Thanks for the correction. I assumed 32 for some reason, you know what happens when you assume.
 
#23
#23
Let them come walking and talking over. They will be limping and crying on the way back.

Grandma Klump: Come on, Cletus! It aint nuthin' but a short walk. You might walk over, but you limpin' back! I aint no easy win, nigga!
 
#25
#25
I looked it up to be sure. In his first three years at TN, Coach Mears went 13-11, 16-8, and20-5. 7th, 2nd, 2nd in the SEC. No tourney bid. By some on here's standards today, he would have been ran off. The best basketball coach in school history.
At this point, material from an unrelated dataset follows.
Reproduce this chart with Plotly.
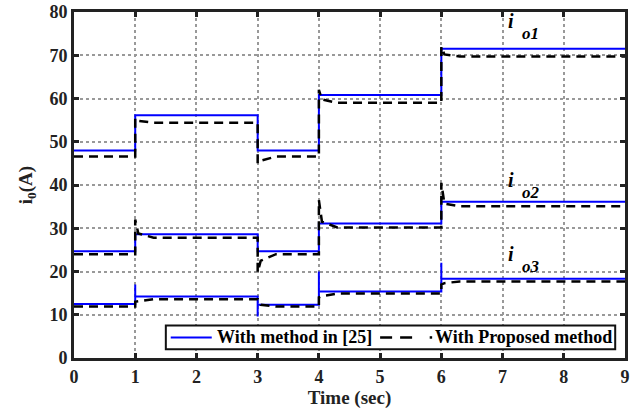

When he was forced out he had the highest active winning percentage in the country. Go figure.

Totally different situation. The program was crap the year Mears took over, in 3 years he had us in 2nd place, only to Kentucky, which was winning national championships at the time under Rupp. Everyone knew that Mears was turning the program around, and he proved it by later becoming a thorn in Rupp's side. Only the conference champion went to the NCAA in those days.

The comparison to the situation today is totally off the mark.